Mercredi, Joe Biden a demandé à Xi de « respecter le processus électoral » et confirmé la ligne volontairement ambiguë des Etats-Unis: pas de soutien à l’indépendance, mais refus d’une prise de contrôle par la force. Le président chinois a de son côté exhorté son homologue à « cesser d’armer Taïwan », puisque la réunification est selon lui « inévitable », a indiqué une source de la diplomatie chinoise.
Dynasty
Washington attend aussi de la Chine, proche partenaire de l’Iran et de la Russie, qu’elle n’envenime pas les grandes crises internationales: le conflit entre Israël et le Hamas ainsi que la guerre en Ukraine. Les deux hommes ont eu une réunion avec leurs délégations respectives, puis un déjeuner de travail en petit comité – poulet à l’estragon et gâteau aux amandes au menu – et enfin cette promenade en tête-à-tête, clairement organisée pour les photographes et les caméras.
Un sommet réglé au millimètre, après des semaines de tractations, dans un domaine niché au sein des collines californiennes, qui a servi, pour l’anecdote, de décor aux vénéneuses intrigues du feuilleton roi des années 1980, « Dynasty ». Le président américain avait appelé, au début de la réunion, à gérer la rivalité de manière « responsable », pour « s’assurer qu’elle ne dégénère pas en conflit ».
« La Chine ne recherche pas de sphères d’influence, et ne livrera ni guerre chaude ni guerre froide à quelque pays que ce soit » a pour sa part assuré Xi Jinping plus tard, alors que Washington et Pékin se livrent une concurrence féroce, qu’elle soit économique, technologique, stratégique ou militaire. Il a cependant aussi fait savoir à Joe Biden que les sanctions économiques américaines nuisent « aux intérêts légitimes » de la Chine, selon un média d’Etat.
Xi Jinping et Joe Biden s’étaient parlé pour la dernière fois en novembre 2022, en marge du sommet du G20 de Bali. La relation bilatérale n’avait ensuite cessé de se crisper, menaçant même de dérailler franchement avec le survol du territoire américain par un ballon chinois en début d’année.
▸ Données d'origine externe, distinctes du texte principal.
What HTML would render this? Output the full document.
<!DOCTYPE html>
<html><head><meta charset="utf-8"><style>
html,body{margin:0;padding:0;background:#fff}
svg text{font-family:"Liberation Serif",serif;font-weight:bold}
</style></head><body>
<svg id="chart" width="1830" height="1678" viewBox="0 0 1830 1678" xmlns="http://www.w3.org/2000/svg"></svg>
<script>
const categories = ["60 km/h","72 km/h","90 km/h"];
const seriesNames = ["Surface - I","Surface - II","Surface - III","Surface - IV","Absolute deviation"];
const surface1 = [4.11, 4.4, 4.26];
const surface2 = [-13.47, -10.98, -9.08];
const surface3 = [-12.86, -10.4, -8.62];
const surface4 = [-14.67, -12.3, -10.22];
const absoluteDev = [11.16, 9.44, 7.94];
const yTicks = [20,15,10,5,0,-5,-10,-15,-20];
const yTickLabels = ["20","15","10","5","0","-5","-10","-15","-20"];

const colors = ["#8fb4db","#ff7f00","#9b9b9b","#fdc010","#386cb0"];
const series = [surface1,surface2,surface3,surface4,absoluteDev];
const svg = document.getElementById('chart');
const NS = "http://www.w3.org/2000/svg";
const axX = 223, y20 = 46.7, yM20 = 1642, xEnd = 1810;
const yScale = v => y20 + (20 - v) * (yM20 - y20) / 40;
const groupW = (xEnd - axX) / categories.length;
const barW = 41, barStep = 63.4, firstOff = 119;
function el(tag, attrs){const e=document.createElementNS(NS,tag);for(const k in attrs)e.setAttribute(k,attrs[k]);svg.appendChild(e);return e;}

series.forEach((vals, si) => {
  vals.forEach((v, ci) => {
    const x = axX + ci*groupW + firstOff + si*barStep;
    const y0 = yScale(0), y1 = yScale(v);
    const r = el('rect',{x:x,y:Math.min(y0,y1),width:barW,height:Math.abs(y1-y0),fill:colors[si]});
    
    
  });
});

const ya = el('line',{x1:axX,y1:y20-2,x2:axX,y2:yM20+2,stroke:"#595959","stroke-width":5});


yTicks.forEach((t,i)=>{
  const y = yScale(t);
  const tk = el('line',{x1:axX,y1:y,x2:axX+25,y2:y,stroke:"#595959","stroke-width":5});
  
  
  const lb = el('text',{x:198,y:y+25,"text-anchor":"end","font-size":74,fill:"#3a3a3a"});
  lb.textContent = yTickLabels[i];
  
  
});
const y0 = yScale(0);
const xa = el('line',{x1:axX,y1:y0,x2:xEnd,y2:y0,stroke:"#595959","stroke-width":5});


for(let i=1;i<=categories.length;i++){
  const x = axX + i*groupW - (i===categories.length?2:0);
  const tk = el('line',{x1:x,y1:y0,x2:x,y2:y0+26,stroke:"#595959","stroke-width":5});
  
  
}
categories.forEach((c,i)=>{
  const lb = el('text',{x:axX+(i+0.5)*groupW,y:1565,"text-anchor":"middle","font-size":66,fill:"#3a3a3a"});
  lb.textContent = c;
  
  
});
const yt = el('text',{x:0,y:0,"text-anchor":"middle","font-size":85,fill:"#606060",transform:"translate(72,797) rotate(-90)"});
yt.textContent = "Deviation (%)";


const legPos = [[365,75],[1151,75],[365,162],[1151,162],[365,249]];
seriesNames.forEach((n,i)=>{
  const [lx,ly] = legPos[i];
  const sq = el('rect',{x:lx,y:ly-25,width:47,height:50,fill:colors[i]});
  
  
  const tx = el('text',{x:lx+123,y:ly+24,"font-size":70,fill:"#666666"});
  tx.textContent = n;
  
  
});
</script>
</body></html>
Washington avait dénoncé une opération d’espionnage, ce que la Chine avait démenti.
En mars, le président chinois avait dénoncé une stratégie américaine d' »encerclement », alors que les Etats-Unis musclent leurs alliances en Asie-Pacifique et empilent les sanctions économiques sur la Chine.
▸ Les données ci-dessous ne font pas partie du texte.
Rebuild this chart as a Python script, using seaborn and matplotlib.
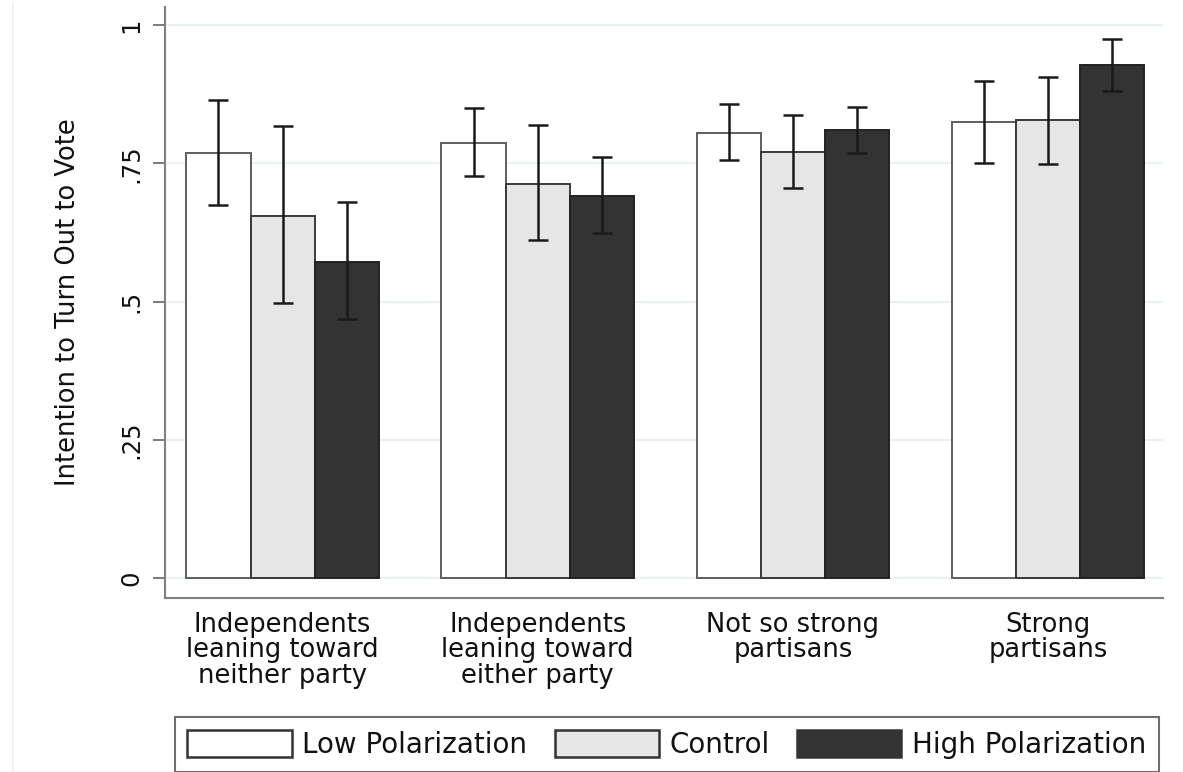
import pandas as pd
import matplotlib.pyplot as plt
import seaborn as sns
from matplotlib.patches import Patch
from matplotlib.lines import Line2D

# ── Data ────────────────────────────────────────────────────────────────────────
groups = [
    "Independents\nleaning toward\nneither party",
    "Independents\nleaning toward\neither party",
    "Not so strong\npartisans",
    "Strong\npartisans",
]
conditions = ["Low Polarization", "Control", "High Polarization"]

low_mean  = [0.769, 0.787, 0.805, 0.825]
low_lo    = [0.674, 0.727, 0.756, 0.750]
low_hi    = [0.864, 0.850, 0.857, 0.899]

ctrl_mean = [0.655, 0.712, 0.770, 0.828]
ctrl_lo   = [0.497, 0.611, 0.705, 0.749]
ctrl_hi   = [0.817, 0.819, 0.837, 0.906]

high_mean = [0.571, 0.691, 0.810, 0.929]
high_lo   = [0.468, 0.624, 0.769, 0.882]
high_hi   = [0.680, 0.761, 0.852, 0.976]

yticks = [0, 0.25, 0.5, 0.75, 1]
ytick_labels = ["0", ".25", ".5", ".75", "1"]

fills = ["#FFFFFF", "#E6E6E6", "#333333"]
edges = ["#5E5E5E", "#3A3A3A", "#222222"]

# long-form table for seaborn
means = [low_mean, ctrl_mean, high_mean]
los = [low_lo, ctrl_lo, high_lo]
his = [low_hi, ctrl_hi, high_hi]
df = pd.DataFrame({
    "group": [g for _ in conditions for g in groups],
    "condition": [c for c in conditions for _ in groups],
    "value": [v for m in means for v in m],
})

# ── Setup ───────────────────────────────────────────────────────────────────────
sns.set_theme(style="white")
plt.rcParams["font.family"] = ["DejaVu Sans"]
plt.rcParams["text.color"] = "#111111"
plt.rcParams["axes.labelcolor"] = "#111111"
plt.rcParams["xtick.color"] = "#111111"
plt.rcParams["ytick.color"] = "#111111"

fig = plt.figure(figsize=(11.83, 7.72), dpi=100)
ax = fig.add_axes([0.1395, 0.2254, 0.8436, 0.7655])

# faint left border of the graph region
fig.add_artist(Line2D([0.011, 0.011], [0.0, 0.997], transform=fig.transFigure,
                      color="#EAF2F4", linewidth=1.2))

sns.barplot(data=df, x="group", y="value", hue="condition",
            order=groups, hue_order=conditions, palette=fills,
            errorbar=None, width=0.755, gap=0, legend=False,
            linewidth=1.4, ax=ax, zorder=2)

# bar edges + confidence intervals
bar_conts = list(ax.containers)
for i, cont in enumerate(bar_conts):
    for j, bar in enumerate(cont):
        bar.set_edgecolor(edges[i])
        xc = bar.get_x() + bar.get_width() / 2
        m = means[i][j]
        ax.errorbar(xc, m, yerr=[[m - los[i][j]], [his[i][j] - m]],
                    fmt="none", ecolor="#1A1A1A", elinewidth=1.8,
                    capsize=7.5, capthick=1.8, zorder=3)

# axes styling
ax.set_xlim(-0.461, 3.451)
ax.set_ylim(-0.036, 1.033)
ax.set_yticks(yticks)
ax.set_yticklabels(ytick_labels, rotation=90, va="center", fontsize=17.5)
ax.yaxis.grid(True, color="#E8F1F3", linewidth=1.5, zorder=0)
ax.set_axisbelow(True)
for s in ["top", "right"]:
    ax.spines[s].set_visible(False)
for s in ["left", "bottom"]:
    ax.spines[s].set_color("#808080")
    ax.spines[s].set_linewidth(1.5)
ax.tick_params(axis="y", length=8.5, width=1.3, color="#707070", pad=7,
               left=True)
ax.tick_params(axis="x", length=0, pad=10, labelsize=18.5)
for lab in ax.get_xticklabels():
    lab.set_linespacing(0.97)

ax.set_xlabel("")
ax.set_ylabel("Intention to Turn Out to Vote", fontsize=18.5)
ax.yaxis.set_label_coords(-0.084, 0.5)

# legend below, boxed, three columns
handles = [Patch(facecolor=f, edgecolor="#333333", linewidth=1.8) for f in fills]
leg = fig.legend(handles, conditions, loc="center", bbox_to_anchor=(0.5635, 0.0356),
                 ncol=3, fontsize=20, frameon=True, fancybox=False,
                 handlelength=3.75, handleheight=1.12, handletextpad=0.37,
                 columnspacing=1.0, borderpad=0.46, borderaxespad=0)
leg.get_frame().set_edgecolor("#4A4A4A")
leg.get_frame().set_linewidth(1.5)

plt.savefig("out.png", dpi=100)
plt.close(fig)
Ce que Joe Biden a continué à faire dès mercredi soir, lors d’une réception pour les dirigeants de l’Apec (« Coopération économique pour l’Asie-Pacifique), réunis en sommet à San Francisco, pour, selon lui, « créer de nouveaux contacts et lancer de nouveaux partenariats. » Le ton s’est toutefois suffisamment radouci à l’été pour permettre l’organisation du face-à-face californien.